* [Short task] Skip the pictures and quote all of the lines exactly.

* [Data provided]

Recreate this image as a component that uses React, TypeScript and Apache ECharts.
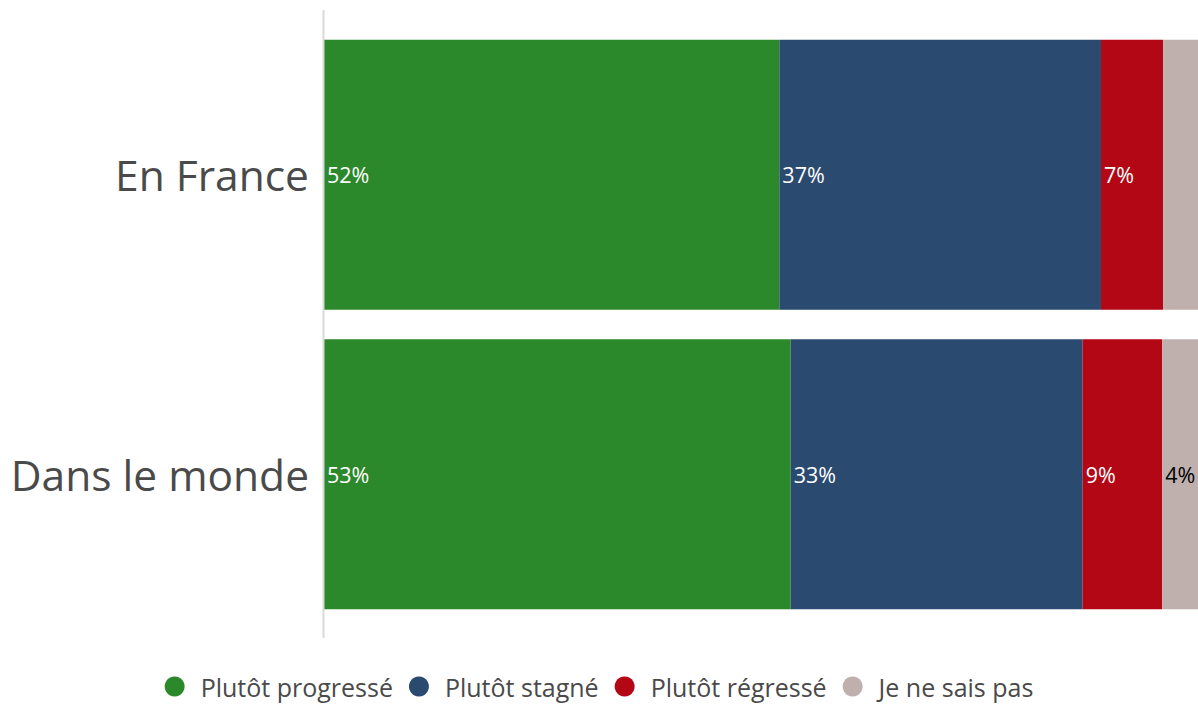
import React, { useEffect, useRef } from "react";
import * as echarts from "echarts";

const categories = ["En France", "Dans le monde"];
const seriesNames = ["Plutôt progressé", "Plutôt stagné", "Plutôt régressé", "Je ne sais pas"];
const progresse = [52.1, 53.4];
const stagne = [36.8, 33.4];
const regresse = [7.1, 9.1];
const nesaispas = [4.0, 4.1];
const colors = ["#2b882b", "#2b4a70", "#b30716", "#bfb0ae"];
const labelColors = ["#ffffff", "#ffffff", "#ffffff", "#000000"];
const hiddenLabels = [[], [], [], [0]];

export default function App() {
  const ref = useRef<HTMLDivElement>(null);
  useEffect(() => {
    if (!ref.current) return;
    const chart = echarts.init(ref.current, undefined, { renderer: "svg" });
    const values = [progresse, stagne, regresse, nesaispas];
    const font = "'Open Sans', sans-serif";
    chart.setOption({
      animation: false,
      grid: { left: 324, right: 0, top: 25, bottom: 80 },
      xAxis: { type: "value", min: 0, max: 100, show: false },
      yAxis: {
        type: "category",
        data: categories,
        inverse: true,
        axisLine: { show: false },
        axisTick: { show: false },
        axisLabel: { fontSize: 42.5, color: "#4a4a4a", fontFamily: font, margin: 15 },
      },
      legend: {
        bottom: 0,
        left: "center",
        icon: "circle",
        itemWidth: 20,
        itemHeight: 20,
        itemGap: 16,
        textStyle: { fontSize: 25, color: "#4a4a4a", fontFamily: font, padding: [0, 0, 0, 11] },
        data: seriesNames,
      },
      graphic: [
        {
          type: "line",
          shape: { x1: 323.5, y1: 10, x2: 323.5, y2: 638 },
          style: { stroke: "#d9d9d9", lineWidth: 2 },
          z: 10,
        },
      ],
      series: seriesNames.map((name, i) => ({
        name,
        type: "bar",
        stack: "total",
        barWidth: 270,
        itemStyle: { color: colors[i] },
        label: {
          show: true,
          position: "insideLeft",
          distance: 3,
          formatter: (p: any) => Math.round(p.value) + "%",
          color: labelColors[i],
          fontSize: 21.5,
          fontFamily: font,
        },
        data: values[i].map((v, j) =>
          (hiddenLabels[i] as number[]).includes(j) ? { value: v, label: { show: false } } : v
        ),
      })),
    });
    return () => chart.dispose();
  }, []);
  return (
    <div
      ref={ref}
      style={{ position: "fixed", left: 0, top: 0, width: 1198, height: 704, background: "#fff" }}
    />
  );
}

* [The result]
Recreate this image as a component that uses React, TypeScript and Apache ECharts.
import React, { useEffect, useRef } from "react";
import * as echarts from "echarts";

const categories = ["En France", "Dans le monde"];
const seriesNames = ["Plutôt progressé", "Plutôt stagné", "Plutôt régressé", "Je ne sais pas"];
const progresse = [52.1, 53.4];
const stagne = [36.8, 33.4];
const regresse = [7.1, 9.1];
const nesaispas = [4.0, 4.1];
const colors = ["#2b882b", "#2b4a70", "#b30716", "#bfb0ae"];
const labelColors = ["#ffffff", "#ffffff", "#ffffff", "#000000"];
const hiddenLabels = [[], [], [], [0]];

export default function App() {
  const ref = useRef<HTMLDivElement>(null);
  useEffect(() => {
    if (!ref.current) return;
    const chart = echarts.init(ref.current, undefined, { renderer: "svg" });
    const values = [progresse, stagne, regresse, nesaispas];
    const font = "'Open Sans', sans-serif";
    chart.setOption({
      animation: false,
      grid: { left: 324, right: 0, top: 25, bottom: 80 },
      xAxis: { type: "value", min: 0, max: 100, show: false },
      yAxis: {
        type: "category",
        data: categories,
        inverse: true,
        axisLine: { show: false },
        axisTick: { show: false },
        axisLabel: { fontSize: 42.5, color: "#4a4a4a", fontFamily: font, margin: 15 },
      },
      legend: {
        bottom: 0,
        left: "center",
        icon: "circle",
        itemWidth: 20,
        itemHeight: 20,
        itemGap: 16,
        textStyle: { fontSize: 25, color: "#4a4a4a", fontFamily: font, padding: [0, 0, 0, 11] },
        data: seriesNames,
      },
      graphic: [
        {
          type: "line",
          shape: { x1: 323.5, y1: 10, x2: 323.5, y2: 638 },
          style: { stroke: "#d9d9d9", lineWidth: 2 },
          z: 10,
        },
      ],
      series: seriesNames.map((name, i) => ({
        name,
        type: "bar",
        stack: "total",
        barWidth: 270,
        itemStyle: { color: colors[i] },
        label: {
          show: true,
          position: "insideLeft",
          distance: 3,
          formatter: (p: any) => Math.round(p.value) + "%",
          color: labelColors[i],
          fontSize: 21.5,
          fontFamily: font,
        },
        data: values[i].map((v, j) =>
          (hiddenLabels[i] as number[]).includes(j) ? { value: v, label: { show: false } } : v
        ),
      })),
    });
    return () => chart.dispose();
  }, []);
  return (
    <div
      ref={ref}
      style={{ position: "fixed", left: 0, top: 0, width: 1198, height: 704, background: "#fff" }}
    />
  );
}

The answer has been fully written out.